_WHAT YOU WILL DO:_ Print the records below exactly as they appear.

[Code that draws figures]
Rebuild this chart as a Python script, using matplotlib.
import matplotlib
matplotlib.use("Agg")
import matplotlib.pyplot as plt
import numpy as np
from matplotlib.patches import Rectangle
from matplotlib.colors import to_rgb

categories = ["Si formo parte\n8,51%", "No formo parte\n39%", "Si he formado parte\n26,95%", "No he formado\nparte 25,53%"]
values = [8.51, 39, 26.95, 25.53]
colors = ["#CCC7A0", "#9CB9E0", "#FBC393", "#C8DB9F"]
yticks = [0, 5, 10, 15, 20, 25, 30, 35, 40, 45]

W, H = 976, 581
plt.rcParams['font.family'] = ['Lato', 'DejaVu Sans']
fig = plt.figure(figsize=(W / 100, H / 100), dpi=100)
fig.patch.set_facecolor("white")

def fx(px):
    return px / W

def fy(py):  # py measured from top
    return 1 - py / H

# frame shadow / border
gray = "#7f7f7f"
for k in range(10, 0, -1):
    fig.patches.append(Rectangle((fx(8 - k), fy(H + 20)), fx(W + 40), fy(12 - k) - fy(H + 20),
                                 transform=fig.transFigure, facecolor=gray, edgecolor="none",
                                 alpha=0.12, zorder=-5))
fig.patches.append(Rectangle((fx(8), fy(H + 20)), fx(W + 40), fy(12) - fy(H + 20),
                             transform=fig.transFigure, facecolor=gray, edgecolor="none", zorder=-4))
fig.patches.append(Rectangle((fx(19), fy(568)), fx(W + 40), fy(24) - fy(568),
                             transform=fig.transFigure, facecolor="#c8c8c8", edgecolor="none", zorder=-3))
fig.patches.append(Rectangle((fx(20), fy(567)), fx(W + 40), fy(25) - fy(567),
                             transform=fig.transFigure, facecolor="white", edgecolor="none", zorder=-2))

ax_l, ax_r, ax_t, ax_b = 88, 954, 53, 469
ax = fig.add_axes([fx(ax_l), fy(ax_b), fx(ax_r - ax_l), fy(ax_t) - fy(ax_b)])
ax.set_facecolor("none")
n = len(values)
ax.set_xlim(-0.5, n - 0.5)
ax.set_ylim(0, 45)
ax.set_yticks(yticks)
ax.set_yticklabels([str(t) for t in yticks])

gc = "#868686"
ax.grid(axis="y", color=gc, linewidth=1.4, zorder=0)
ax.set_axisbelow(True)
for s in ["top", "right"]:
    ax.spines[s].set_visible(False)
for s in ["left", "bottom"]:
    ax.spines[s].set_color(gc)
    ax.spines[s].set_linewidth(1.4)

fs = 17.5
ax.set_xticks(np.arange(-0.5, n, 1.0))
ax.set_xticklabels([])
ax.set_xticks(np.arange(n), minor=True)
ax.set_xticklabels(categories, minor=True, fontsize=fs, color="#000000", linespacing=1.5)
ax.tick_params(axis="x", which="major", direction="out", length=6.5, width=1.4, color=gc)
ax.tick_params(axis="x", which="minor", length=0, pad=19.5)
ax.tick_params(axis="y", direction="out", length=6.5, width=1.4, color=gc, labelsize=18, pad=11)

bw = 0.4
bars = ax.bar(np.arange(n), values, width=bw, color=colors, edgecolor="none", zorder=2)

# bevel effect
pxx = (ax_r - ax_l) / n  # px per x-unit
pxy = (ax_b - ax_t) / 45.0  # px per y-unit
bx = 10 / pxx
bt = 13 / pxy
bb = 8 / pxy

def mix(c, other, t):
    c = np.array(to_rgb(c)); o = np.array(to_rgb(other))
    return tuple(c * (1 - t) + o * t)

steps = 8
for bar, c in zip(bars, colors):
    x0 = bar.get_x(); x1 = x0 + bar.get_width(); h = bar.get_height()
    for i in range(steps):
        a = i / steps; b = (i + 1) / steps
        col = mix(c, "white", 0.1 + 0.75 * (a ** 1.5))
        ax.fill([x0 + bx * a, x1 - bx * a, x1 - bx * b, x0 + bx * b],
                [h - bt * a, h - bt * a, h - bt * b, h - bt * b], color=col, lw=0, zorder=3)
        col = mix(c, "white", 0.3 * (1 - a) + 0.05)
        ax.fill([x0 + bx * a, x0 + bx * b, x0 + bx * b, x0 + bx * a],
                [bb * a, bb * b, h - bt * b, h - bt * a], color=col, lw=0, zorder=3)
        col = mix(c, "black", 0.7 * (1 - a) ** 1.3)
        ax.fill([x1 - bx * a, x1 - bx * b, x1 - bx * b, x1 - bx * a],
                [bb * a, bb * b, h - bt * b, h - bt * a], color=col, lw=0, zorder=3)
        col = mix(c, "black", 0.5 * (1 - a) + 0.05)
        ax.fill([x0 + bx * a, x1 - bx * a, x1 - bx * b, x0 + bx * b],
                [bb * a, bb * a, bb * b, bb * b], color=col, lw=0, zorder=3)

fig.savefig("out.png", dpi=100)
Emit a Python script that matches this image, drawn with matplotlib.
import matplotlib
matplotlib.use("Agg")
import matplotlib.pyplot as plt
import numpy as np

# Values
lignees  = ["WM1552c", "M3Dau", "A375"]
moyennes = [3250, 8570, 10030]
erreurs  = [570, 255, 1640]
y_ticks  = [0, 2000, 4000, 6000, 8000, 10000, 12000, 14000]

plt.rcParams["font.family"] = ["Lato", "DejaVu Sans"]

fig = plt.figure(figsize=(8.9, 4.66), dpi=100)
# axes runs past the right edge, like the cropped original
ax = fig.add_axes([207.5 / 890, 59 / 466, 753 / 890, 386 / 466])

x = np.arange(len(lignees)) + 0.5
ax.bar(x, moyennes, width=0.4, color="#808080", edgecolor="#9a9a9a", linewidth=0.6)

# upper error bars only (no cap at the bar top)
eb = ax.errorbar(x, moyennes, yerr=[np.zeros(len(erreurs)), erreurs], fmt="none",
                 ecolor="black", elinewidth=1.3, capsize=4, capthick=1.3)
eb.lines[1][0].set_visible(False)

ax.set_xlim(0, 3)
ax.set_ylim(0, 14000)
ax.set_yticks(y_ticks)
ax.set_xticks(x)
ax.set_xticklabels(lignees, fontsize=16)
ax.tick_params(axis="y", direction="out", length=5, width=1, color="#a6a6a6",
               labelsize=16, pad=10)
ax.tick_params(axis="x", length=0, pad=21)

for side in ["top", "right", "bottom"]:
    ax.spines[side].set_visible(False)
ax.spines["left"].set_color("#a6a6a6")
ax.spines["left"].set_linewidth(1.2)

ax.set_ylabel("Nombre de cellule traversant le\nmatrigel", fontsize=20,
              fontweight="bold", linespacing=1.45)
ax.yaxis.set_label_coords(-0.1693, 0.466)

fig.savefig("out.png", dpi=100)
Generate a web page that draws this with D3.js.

_RESULT OF THE TASK:_
Rebuild this chart as a Python script, using matplotlib.
import matplotlib
matplotlib.use("Agg")
import matplotlib.pyplot as plt
import numpy as np
from matplotlib.patches import Rectangle
from matplotlib.colors import to_rgb

categories = ["Si formo parte\n8,51%", "No formo parte\n39%", "Si he formado parte\n26,95%", "No he formado\nparte 25,53%"]
values = [8.51, 39, 26.95, 25.53]
colors = ["#CCC7A0", "#9CB9E0", "#FBC393", "#C8DB9F"]
yticks = [0, 5, 10, 15, 20, 25, 30, 35, 40, 45]

W, H = 976, 581
plt.rcParams['font.family'] = ['Lato', 'DejaVu Sans']
fig = plt.figure(figsize=(W / 100, H / 100), dpi=100)
fig.patch.set_facecolor("white")

def fx(px):
    return px / W

def fy(py):  # py measured from top
    return 1 - py / H

# frame shadow / border
gray = "#7f7f7f"
for k in range(10, 0, -1):
    fig.patches.append(Rectangle((fx(8 - k), fy(H + 20)), fx(W + 40), fy(12 - k) - fy(H + 20),
                                 transform=fig.transFigure, facecolor=gray, edgecolor="none",
                                 alpha=0.12, zorder=-5))
fig.patches.append(Rectangle((fx(8), fy(H + 20)), fx(W + 40), fy(12) - fy(H + 20),
                             transform=fig.transFigure, facecolor=gray, edgecolor="none", zorder=-4))
fig.patches.append(Rectangle((fx(19), fy(568)), fx(W + 40), fy(24) - fy(568),
                             transform=fig.transFigure, facecolor="#c8c8c8", edgecolor="none", zorder=-3))
fig.patches.append(Rectangle((fx(20), fy(567)), fx(W + 40), fy(25) - fy(567),
                             transform=fig.transFigure, facecolor="white", edgecolor="none", zorder=-2))

ax_l, ax_r, ax_t, ax_b = 88, 954, 53, 469
ax = fig.add_axes([fx(ax_l), fy(ax_b), fx(ax_r - ax_l), fy(ax_t) - fy(ax_b)])
ax.set_facecolor("none")
n = len(values)
ax.set_xlim(-0.5, n - 0.5)
ax.set_ylim(0, 45)
ax.set_yticks(yticks)
ax.set_yticklabels([str(t) for t in yticks])

gc = "#868686"
ax.grid(axis="y", color=gc, linewidth=1.4, zorder=0)
ax.set_axisbelow(True)
for s in ["top", "right"]:
    ax.spines[s].set_visible(False)
for s in ["left", "bottom"]:
    ax.spines[s].set_color(gc)
    ax.spines[s].set_linewidth(1.4)

fs = 17.5
ax.set_xticks(np.arange(-0.5, n, 1.0))
ax.set_xticklabels([])
ax.set_xticks(np.arange(n), minor=True)
ax.set_xticklabels(categories, minor=True, fontsize=fs, color="#000000", linespacing=1.5)
ax.tick_params(axis="x", which="major", direction="out", length=6.5, width=1.4, color=gc)
ax.tick_params(axis="x", which="minor", length=0, pad=19.5)
ax.tick_params(axis="y", direction="out", length=6.5, width=1.4, color=gc, labelsize=18, pad=11)

bw = 0.4
bars = ax.bar(np.arange(n), values, width=bw, color=colors, edgecolor="none", zorder=2)

# bevel effect
pxx = (ax_r - ax_l) / n  # px per x-unit
pxy = (ax_b - ax_t) / 45.0  # px per y-unit
bx = 10 / pxx
bt = 13 / pxy
bb = 8 / pxy

def mix(c, other, t):
    c = np.array(to_rgb(c)); o = np.array(to_rgb(other))
    return tuple(c * (1 - t) + o * t)

steps = 8
for bar, c in zip(bars, colors):
    x0 = bar.get_x(); x1 = x0 + bar.get_width(); h = bar.get_height()
    for i in range(steps):
        a = i / steps; b = (i + 1) / steps
        col = mix(c, "white", 0.1 + 0.75 * (a ** 1.5))
        ax.fill([x0 + bx * a, x1 - bx * a, x1 - bx * b, x0 + bx * b],
                [h - bt * a, h - bt * a, h - bt * b, h - bt * b], color=col, lw=0, zorder=3)
        col = mix(c, "white", 0.3 * (1 - a) + 0.05)
        ax.fill([x0 + bx * a, x0 + bx * b, x0 + bx * b, x0 + bx * a],
                [bb * a, bb * b, h - bt * b, h - bt * a], color=col, lw=0, zorder=3)
        col = mix(c, "black", 0.7 * (1 - a) ** 1.3)
        ax.fill([x1 - bx * a, x1 - bx * b, x1 - bx * b, x1 - bx * a],
                [bb * a, bb * b, h - bt * b, h - bt * a], color=col, lw=0, zorder=3)
        col = mix(c, "black", 0.5 * (1 - a) + 0.05)
        ax.fill([x0 + bx * a, x1 - bx * a, x1 - bx * b, x0 + bx * b],
                [bb * a, bb * a, bb * b, bb * b], color=col, lw=0, zorder=3)

fig.savefig("out.png", dpi=100)
Emit a Python script that matches this image, drawn with matplotlib.
import matplotlib
matplotlib.use("Agg")
import matplotlib.pyplot as plt
import numpy as np

# Values
lignees  = ["WM1552c", "M3Dau", "A375"]
moyennes = [3250, 8570, 10030]
erreurs  = [570, 255, 1640]
y_ticks  = [0, 2000, 4000, 6000, 8000, 10000, 12000, 14000]

plt.rcParams["font.family"] = ["Lato", "DejaVu Sans"]

fig = plt.figure(figsize=(8.9, 4.66), dpi=100)
# axes runs past the right edge, like the cropped original
ax = fig.add_axes([207.5 / 890, 59 / 466, 753 / 890, 386 / 466])

x = np.arange(len(lignees)) + 0.5
ax.bar(x, moyennes, width=0.4, color="#808080", edgecolor="#9a9a9a", linewidth=0.6)

# upper error bars only (no cap at the bar top)
eb = ax.errorbar(x, moyennes, yerr=[np.zeros(len(erreurs)), erreurs], fmt="none",
                 ecolor="black", elinewidth=1.3, capsize=4, capthick=1.3)
eb.lines[1][0].set_visible(False)

ax.set_xlim(0, 3)
ax.set_ylim(0, 14000)
ax.set_yticks(y_ticks)
ax.set_xticks(x)
ax.set_xticklabels(lignees, fontsize=16)
ax.tick_params(axis="y", direction="out", length=5, width=1, color="#a6a6a6",
               labelsize=16, pad=10)
ax.tick_params(axis="x", length=0, pad=21)

for side in ["top", "right", "bottom"]:
    ax.spines[side].set_visible(False)
ax.spines["left"].set_color("#a6a6a6")
ax.spines["left"].set_linewidth(1.2)

ax.set_ylabel("Nombre de cellule traversant le\nmatrigel", fontsize=20,
              fontweight="bold", linespacing=1.45)
ax.yaxis.set_label_coords(-0.1693, 0.466)

fig.savefig("out.png", dpi=100)
Generate a web page that draws this with D3.js.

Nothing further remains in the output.